I think there's a difference between grief, suffered by those close to a tragedy, and respect, paid by others as a mark of compassion over a tragedy - the searchers over this poor child, and flowers laid at the scene of a traffic accident - and finally sentimentality, where people treat a tragedy exactly like it's a cinema trip to Titanic and an opportunity to feel tearful and emote over something that doesn't cause the sort of searing, ugly pain of true loss.
The last category is not fun to witness. Ask the locals in Soham, who at one point had to contend with tour buses full of grief tourists turning up to take photos of themselves in front of the flowers. They had to be asked to stay away, as it was making a hellish situation for locals considerably worse. God knows what it was like for the Wells and Chapman families, to have to contend with that.

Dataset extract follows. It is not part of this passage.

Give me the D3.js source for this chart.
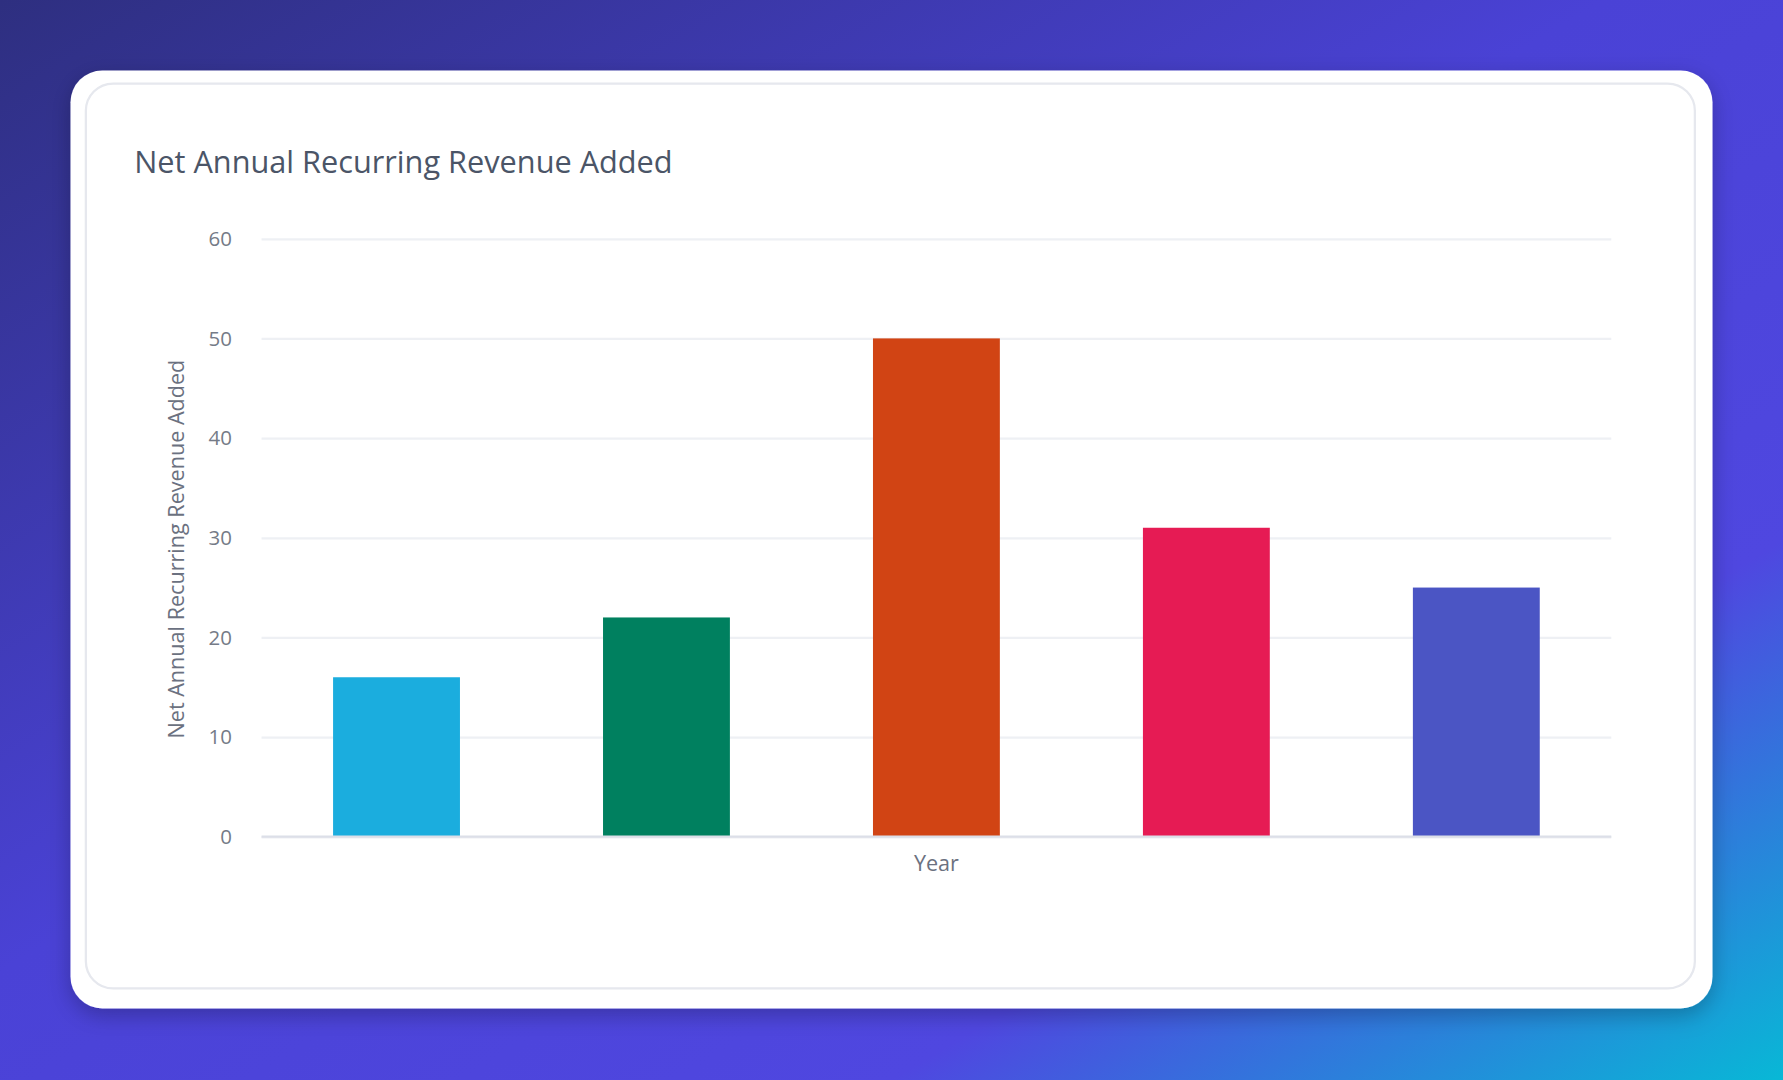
<!DOCTYPE html>
<html>
<head>
<meta charset="utf-8">
<script src="https://cdn.jsdelivr.net/npm/d3@7"></script>
<style>
  html, body { margin: 0; padding: 0; overflow: hidden; }
  svg { display: block; font-family: "Open Sans", "Noto Sans", sans-serif; }
</style>
</head>
<body>
<svg id="chart"></svg>
<script>
const categories = ["A", "B", "C", "D", "E"];
const values = [16, 22, 50, 31, 25];
const barColors = ["#1badde", "#00805f", "#d14414", "#e61b54", "#4b55c4"];
const yTicks = [0, 10, 20, 30, 40, 50, 60];

// drawn in a 1568x950 coordinate space, stretched to the window
const W = 1568, H = 950;
const svg = d3.select("#chart")
  .attr("width", 1783).attr("height", 1080)
  .attr("viewBox", [0, 0, W, H])
  .attr("preserveAspectRatio", "none");

const defs = svg.append("defs");
const bg = defs.append("linearGradient").attr("id", "bg")
  .attr("x1", "0").attr("y1", "0").attr("x2", "1").attr("y2", "1");
bg.append("stop").attr("offset", "0%").attr("stop-color", "#2e2f80");
bg.append("stop").attr("offset", "45%").attr("stop-color", "#4a42d6");
bg.append("stop").attr("offset", "75%").attr("stop-color", "#4f47e0");
bg.append("stop").attr("offset", "100%").attr("stop-color", "#08b8d6");
svg.append("rect").attr("width", W).attr("height", H).attr("fill", "url(#bg)");

const shadow = defs.append("filter").attr("id", "shadow")
  .attr("x", "-10%").attr("y", "-10%").attr("width", "120%").attr("height", "120%");
shadow.append("feDropShadow").attr("dx", 0).attr("dy", 6).attr("stdDeviation", 10)
  .attr("flood-color", "#000").attr("flood-opacity", 0.25);

svg.append("rect").attr("x", 62).attr("y", 62).attr("width", 1444).attr("height", 825)
  .attr("rx", 28).attr("fill", "#fff").attr("filter", "url(#shadow)");
svg.append("rect").attr("x", 75.5).attr("y", 73.5).attr("width", 1415).attr("height", 796)
  .attr("rx", 24).attr("fill", "none").attr("stroke", "#e6e8ee").attr("stroke-width", 2);

svg.append("text").attr("x", 118).attr("y", 152)
  .attr("font-size", 27).attr("fill", "#4b5567")
  .text("Net Annual Recurring Revenue Added");

const margin = { left: 230, right: 1417, top: 210, bottom: 736 };
const x = d3.scaleBand().domain(categories)
  .range([margin.left, margin.right]).paddingInner(0.53).paddingOuter(0.265);
const y = d3.scaleLinear().domain([0, 60]).range([margin.bottom, margin.top]);

const gY = svg.append("g").attr("transform", `translate(${margin.left},0)`)
  .call(d3.axisLeft(y).tickValues(yTicks).tickSize(-(margin.right - margin.left)).tickPadding(26));
gY.select(".domain").remove();
gY.selectAll(".tick line").attr("stroke", "#eef0f4").attr("stroke-width", 2);
gY.selectAll(".tick text").attr("font-size", 18).attr("fill", "#757b87")
  .attr("font-family", "'Open Sans', sans-serif");

svg.append("g").selectAll("rect").data(categories).join("rect")
  .attr("x", d => x(d)).attr("width", x.bandwidth())
  .attr("y", (d, i) => y(values[i])).attr("height", (d, i) => y(0) - y(values[i]))
  .attr("fill", (d, i) => barColors[i]);

svg.append("line").attr("x1", margin.left).attr("x2", margin.right)
  .attr("y1", y(0)).attr("y2", y(0)).attr("stroke", "#dcdfe8").attr("stroke-width", 2);

svg.append("text").attr("x", (margin.left + margin.right) / 2).attr("y", 766)
  .attr("text-anchor", "middle").attr("font-size", 19).attr("fill", "#6b7180").text("Year");

svg.append("text").attr("transform", `translate(162,${(margin.top + margin.bottom) / 2 + 10}) rotate(-90)`)
  .attr("text-anchor", "middle").attr("font-size", 19).attr("fill", "#6b7180")
  .text("Net Annual Recurring Revenue Added");
</script>
</body>
</html>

Locals who helped search for that little boy are paying respect, and that's very heartwarming, I think. But the woman who wrote The Lovely Bones, Alice Sebold, tells a story about visiting the town where, as a student, she'd been brutally raped by a stranger in an underpass, an event which eventually led her to write the novel. Apparently someone she met there earnestly explained that the victim had been her best friend. Alice Sebold had never seen her before in her life. And she said that was just one example of people sort of trying to co-opt the dramatic elements of what had happened to her, because variants happened all the time. And that has nothing to do with compassion.
It's weird, but a lot of people do want to sort of connect themselves to terrible events. There was a very odd bloke at my mother's religious community who always wanted to "help the bereaved" after something like Dunblane, or to "spiritually counsel" the Bulgers. He was always angling to be a prison visitor, too. I'm sorry, but that sort of behaviour is self-seeking and narcissistic in nature, and while there are lovely people who just want to convey their genuine sadness that others are suffering, it isn't wrong to question motivations, when some get some sort of vicarious emotional buzz from the very real traumas of others. That's not empathy or compassion.